Thousands of guests stay at the Courtyard Marriott every month, and many more will likely stay there after the Silver Line opens, because on paper it looks so close. A lack of a safe intersection, unsafe for anyone who lives here let alone being new to town, is not a good combination for spreading the word about your urban city. Beyond this there are many office buildings across the street from the Silver Line Tysons Corner station.
This intersection today is one of the least congested in Tysons. In the Chain Bridge direction congestion is more related to the reduction in lanes as Route 123 enters Vienna than with signal timing. International Drive has some problems at times, but has less traffic demand than Chain Bridge Road and often is congested due to bigger problems on 495.
Maybe a compromise for now, until some of the redevelopment in the area takes a hold could help improve the safety situation.
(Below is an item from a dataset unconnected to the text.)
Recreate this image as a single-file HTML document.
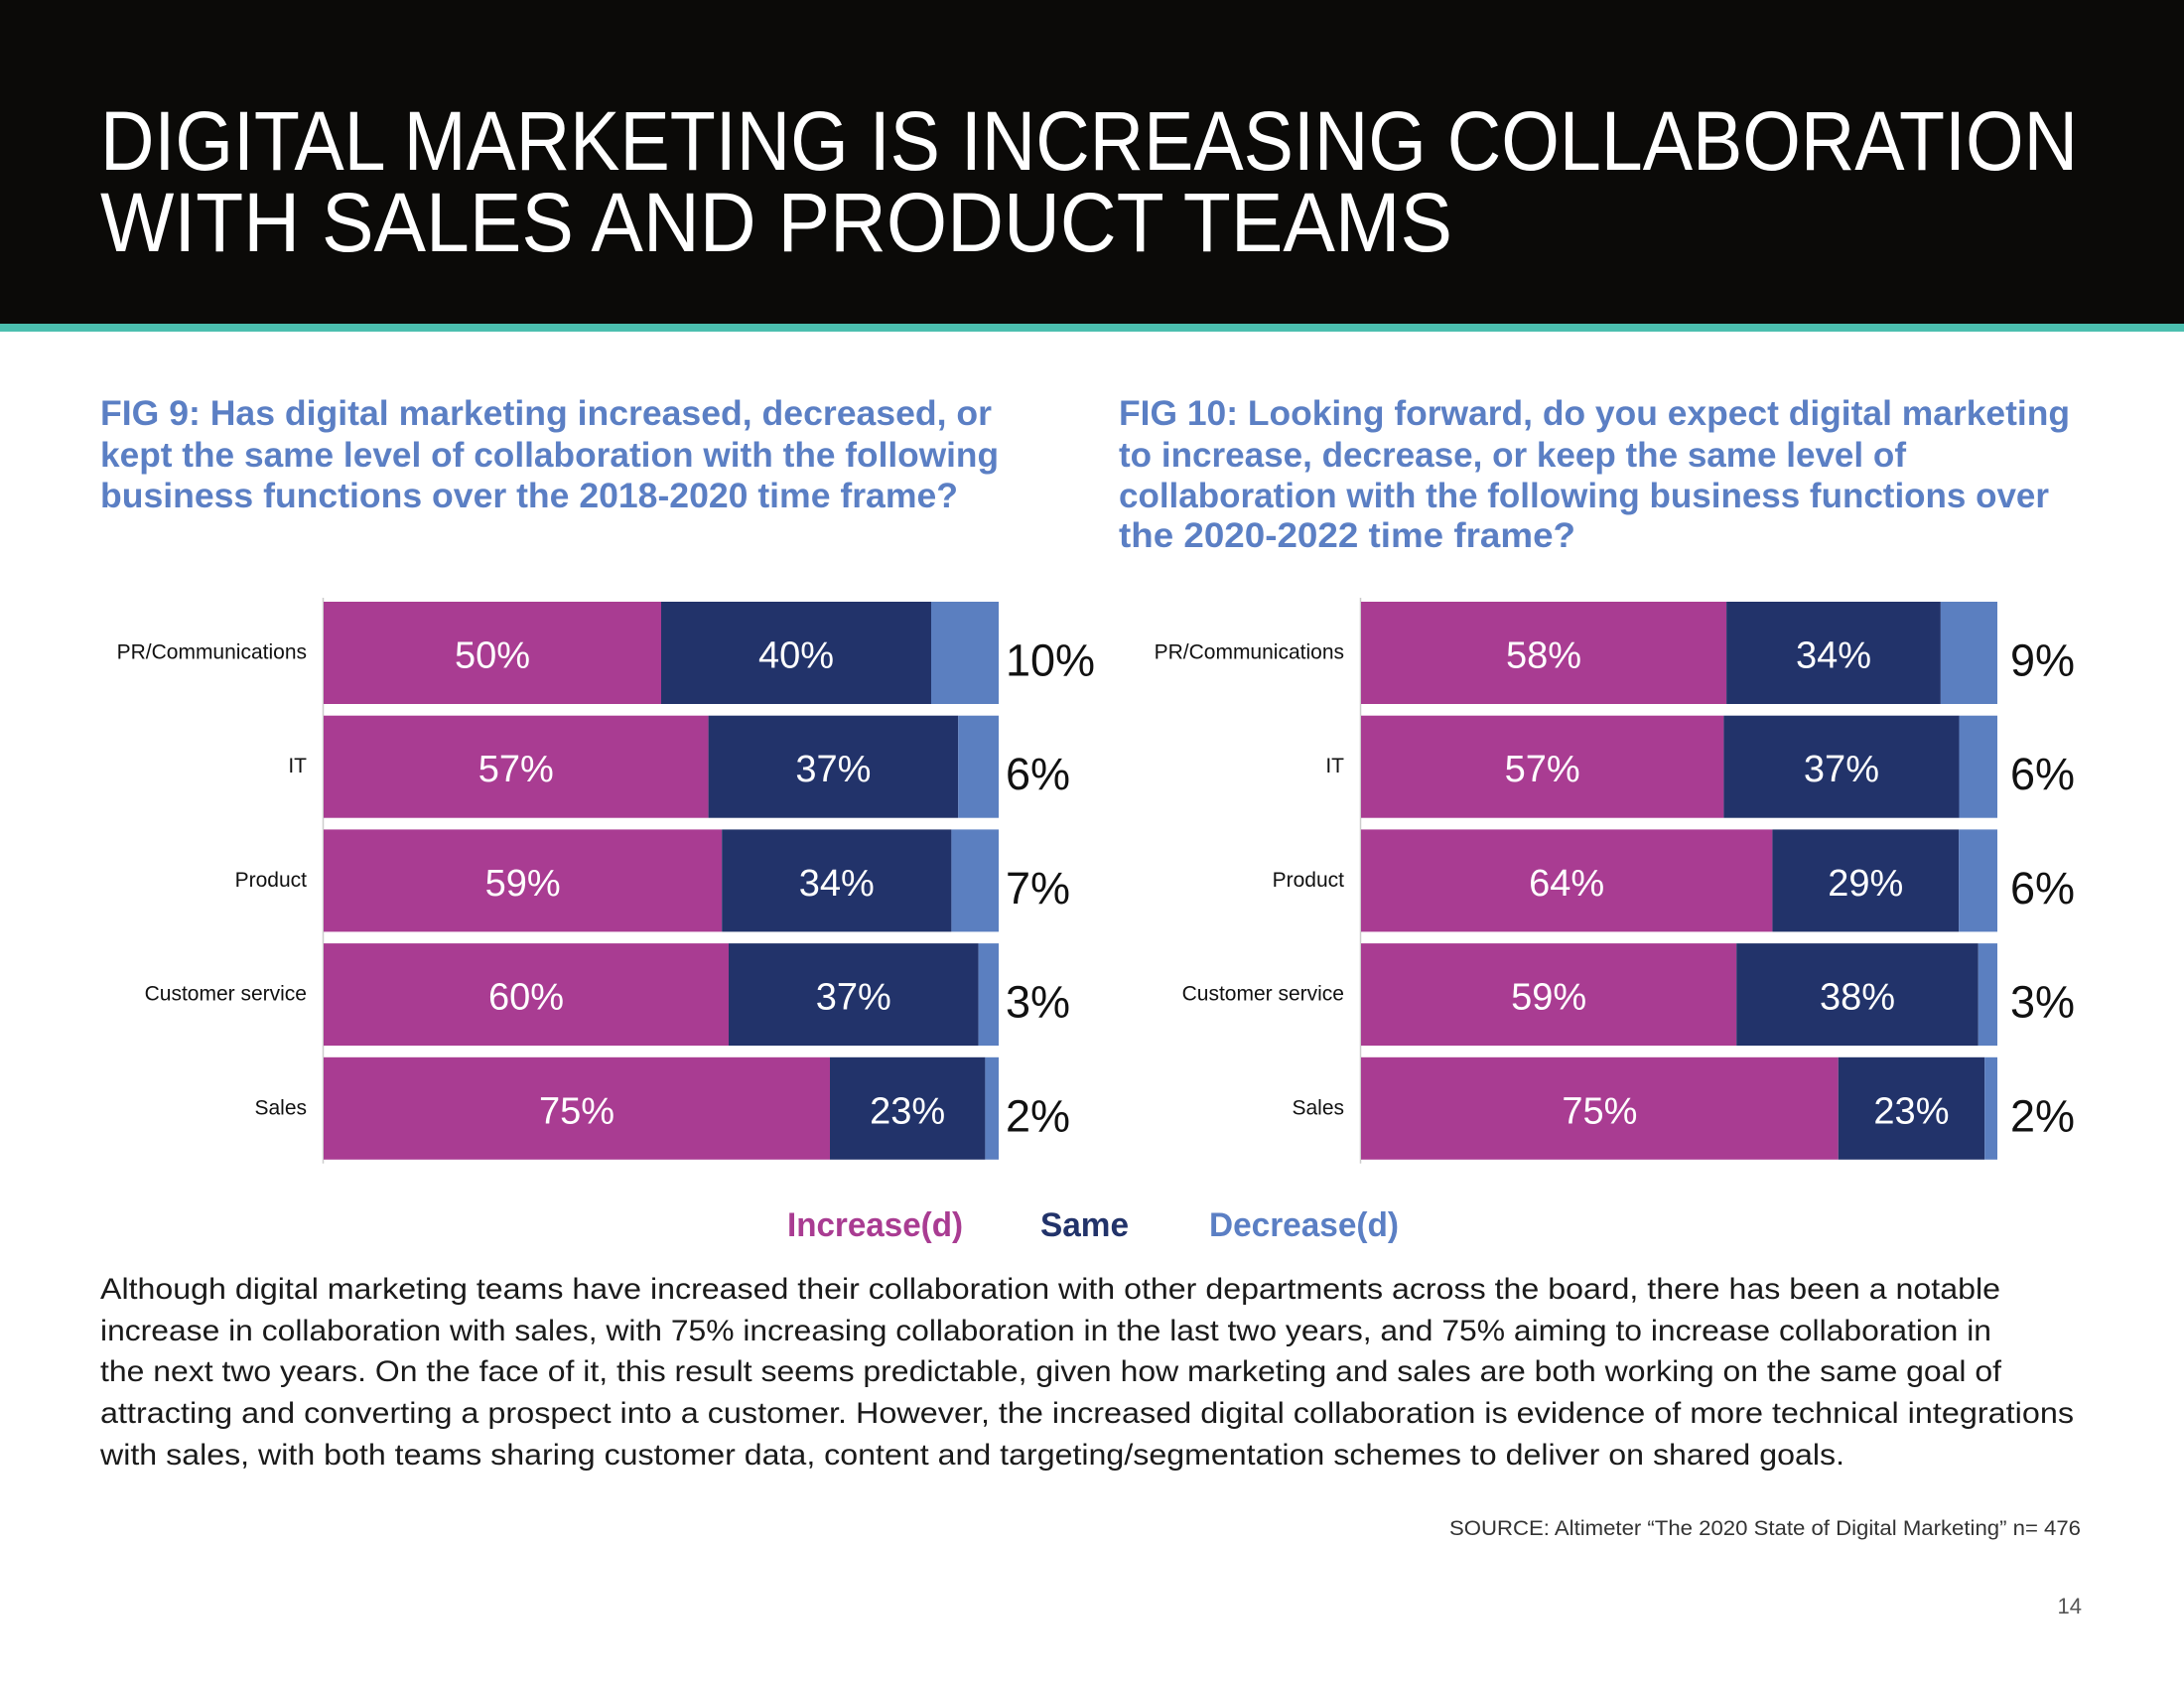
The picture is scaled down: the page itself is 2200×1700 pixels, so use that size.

Instead of making a 45 second all red, start dealing with lighting, add a cross walk in each direction, and disallow turning right on red at this intersection. No all red means no diagonal crosswalk, but atleast the vision in this intersection is addressed and the most dangerous of all conflicts, the roll through red-turn is explicitly deterred. Add in the sidewalk needed along International Drive, and at a minimum to the metro station along Route 123, and you have an improved situation from today for minimal cost.
In the future, if more people appear to be using this intersection, an all-red could be incorporated, a far less costly and more urbane solution than a sky-walk, but future perfection shouldn’t be the enemy of improvement today. Lighting and signage is so simple and affordable compared to the other things occurring around town, we just need to light a fire under those in charge to start focusing on the little stuff.